A boy’s first experience with a nocturnal emission may be unsettling. “I had my first wet dream when I was about twelve and a half,” recalled one teenager. “I didn’t know what was happening. . . . I woke up and the bed was kind of wet. I thought I had wet my bed or something.” Be assured, though, that such emissions are normal. Even the Bible makes mention of them. (Leviticus 15:16, 17) They are an indication that your reproductive system is functioning and that you are well on the way to manhood.

Admittedly, the thought of your mother discovering wet sheets may horrify you. But it is most unlikely that this would either shock or surprise her. It might help, though, to talk matters over with your father or another mature adult. This may relieve you of any lingering anxieties you may have. You may even be able to work out some way of maintaining your privacy in this matter.

Coping With Arousal

As the reproductive system matures, both boys and girls are often extremely sensitive to sexual arousal. When this happens to a boy, the male sex organ, or penis, becomes engorged with blood, causing it to become erect or stiff. “But,” reminds The New Teenage Body Book, “many erections happen for non-​sexual reasons​—and sometimes it seems, for no reason at all! Vibrations of a bus, tight clothing, exposure to cold, fear, and other stimuli can cause an erection.” Young girls may similarly find themselves aroused for no apparent reason.

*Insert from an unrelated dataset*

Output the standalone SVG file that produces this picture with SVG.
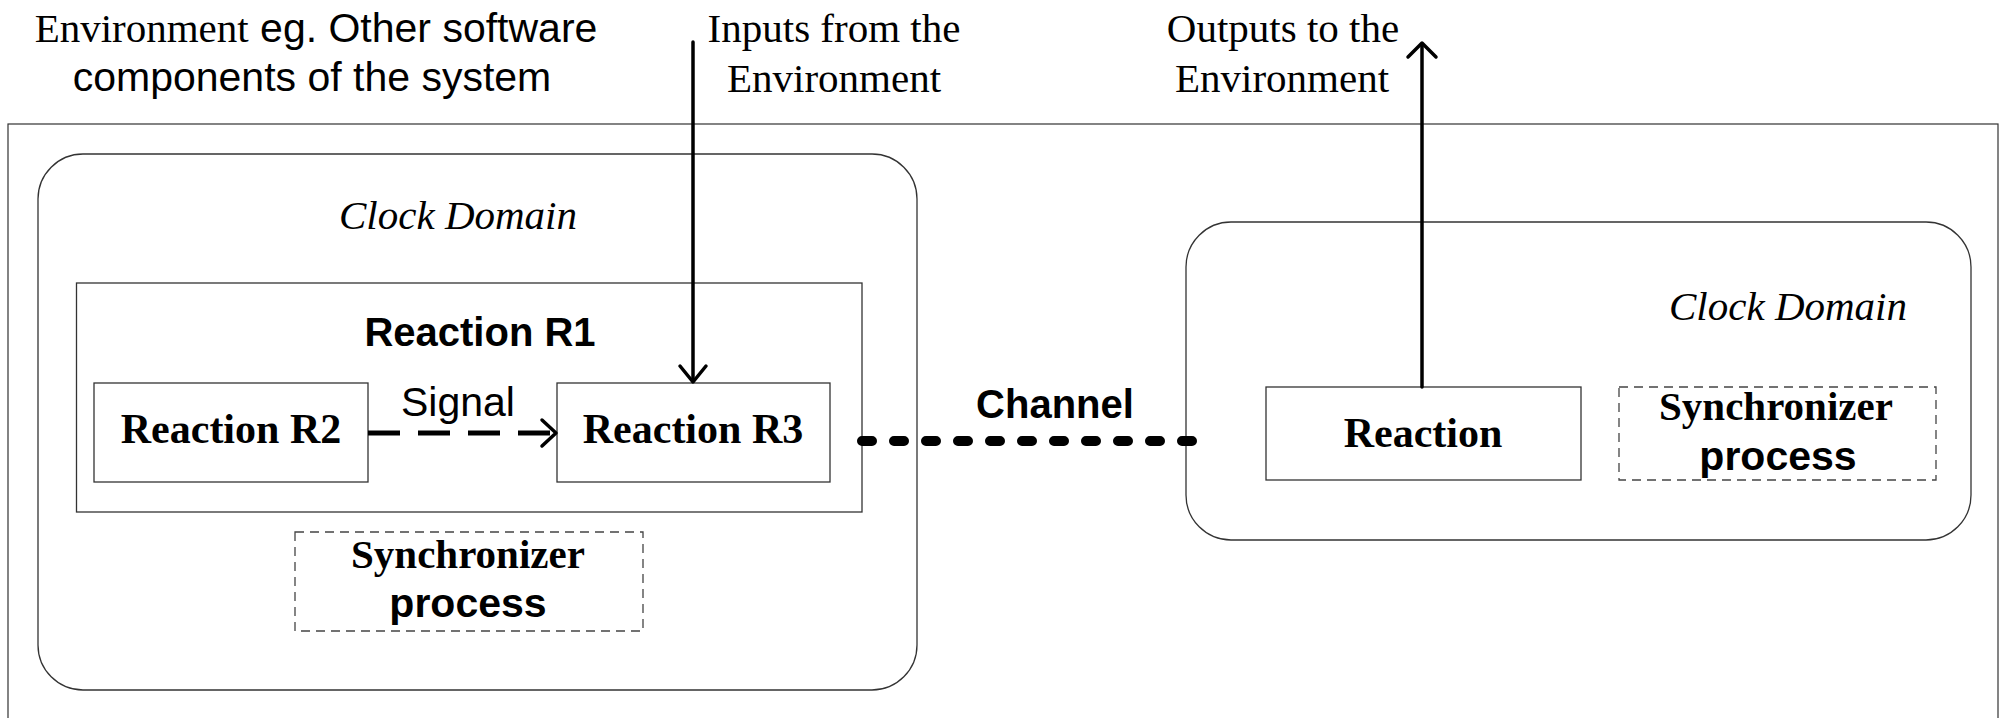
<svg xmlns="http://www.w3.org/2000/svg" width="2002" height="718" viewBox="0 0 2002 718">
<style>
.serif{font-family:"Liberation Serif","Times New Roman",serif;font-size:41px;fill:#000}
.sans{font-family:"Liberation Sans",Arial,sans-serif;font-size:41px;fill:#000}
.b{font-weight:bold}
.i{font-style:italic}
.box{fill:#fff;stroke:#333;stroke-width:1.3}
.dbox{fill:#fff;stroke:#444;stroke-width:1.3;stroke-dasharray:9 6}
.frame{fill:none;stroke:#333;stroke-width:1.2}
.arrow{fill:none;stroke:#000;stroke-width:3.5;stroke-linecap:round;stroke-linejoin:round}
</style>
<rect width="2002" height="718" fill="#fff"/>
<g id="environment">
<rect class="frame" x="8" y="124" width="1990" height="640"/>
<text x="316" y="42" text-anchor="middle"><tspan class="serif">Environment</tspan><tspan class="sans"> eg. Other software</tspan></text>
<text class="sans" x="312" y="91" text-anchor="middle">components of the system</text>
<text class="serif" x="834" y="42" text-anchor="middle">Inputs from the</text>
<text class="serif" x="834" y="92" text-anchor="middle">Environment</text>
<text class="serif" x="1283" y="42" text-anchor="middle">Outputs to the</text>
<text class="serif" x="1282" y="92" text-anchor="middle">Environment</text>
</g>
<g id="clock-domain-left">
<rect class="box" x="38" y="154" width="879" height="536" rx="45" ry="45"/>
<text class="serif i" x="458" y="229" text-anchor="middle">Clock Domain</text>
</g>
<g id="reaction-r1">
<rect class="box" x="76.5" y="283" width="785.5" height="229"/>
<text class="sans b" x="480" y="346" text-anchor="middle" style="font-size:40px">Reaction R1</text>
</g>
<g id="reaction-r2">
<rect class="box" x="94" y="383" width="274" height="99"/>
<text class="serif b" x="231" y="443" text-anchor="middle" style="font-size:42px">Reaction R2</text>
</g>
<g id="reaction-r3">
<rect class="box" x="557" y="383" width="273" height="99"/>
<text class="serif b" x="693" y="443" text-anchor="middle" style="font-size:42px">Reaction R3</text>
</g>
<g id="synchronizer-left">
<rect class="dbox" x="295" y="532" width="348" height="99"/>
<text class="serif b" x="468" y="568" text-anchor="middle">Synchronizer</text>
<text class="sans b" x="468" y="617" text-anchor="middle">process</text>
</g>
<g id="clock-domain-right">
<rect class="box" x="1186" y="222" width="785" height="318" rx="45" ry="45"/>
<text class="serif i" x="1788" y="320" text-anchor="middle">Clock Domain</text>
</g>
<g id="reaction">
<rect class="box" x="1266" y="387" width="315" height="93"/>
<text class="serif b" x="1423" y="447" text-anchor="middle" style="font-size:42px">Reaction</text>
</g>
<g id="synchronizer-right">
<rect class="dbox" x="1619" y="387" width="317" height="93"/>
<text class="serif b" x="1776" y="420" text-anchor="middle">Synchronizer</text>
<text class="sans b" x="1778" y="470" text-anchor="middle">process</text>
</g>
<g id="connectors">
<line x1="693" y1="42" x2="693" y2="381" class="arrow"/>
<polyline points="680,366 693,382 706,366" class="arrow"/>
<line x1="1422" y1="387" x2="1422" y2="45" class="arrow"/>
<polyline points="1408,57 1422,43 1436,57" class="arrow"/>
<line x1="368" y1="433" x2="553" y2="433" stroke="#000" stroke-width="5" stroke-dasharray="32 18"/>
<polyline points="542,420 556,433 542,446" class="arrow"/>
<line x1="862" y1="441" x2="1192" y2="441" stroke="#000" stroke-width="10" stroke-linecap="round" stroke-dasharray="10 22"/>
<text class="sans b" x="1055" y="418" text-anchor="middle" style="font-size:40px">Channel</text>
<text class="sans" x="458" y="416" text-anchor="middle">Signal</text>
</g>
</svg>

Unwanted sexual arousal can be upsetting, embarrassing. But it is a part of growing up and may happen frequently. Some youths manipulate or play with their organs so as to gain sexual relief. This is wrong and can, in the long run, create other problems.d It is better simply to relax and get your mind off the matter. The arousal will soon pass. As you get older and your hormone levels settle down, you will find that spontaneous arousal occurs less frequently.

Puberty doesn’t last forever. Perhaps one day you will even be able to laugh at some of the things distressing you now. In the meantime, take comfort in the fact that you are normal.

[Footnotes]

a In one study, 20 percent of the mothers polled had told their daughters nothing about menstruation. Another 10 percent gave only the barest minimum of information.

b It is true that the Mosaic Law declared a menstruating woman “unclean.” (Leviticus 15:19-33) But this was only in a ceremonial sense. Evidently, these laws served to teach respect for the sanctity of blood. (Leviticus 17:10-12) At the same time, the laws served to remind the Jewish nation that mankind is born in a sinful state and needs a redeemer.

c It may take months or years before the cycle establishes a pattern of regularity.

d See the articles on masturbation in the September 8, 1987, November 8, 1987, and March 8, 1988, issues of Awake!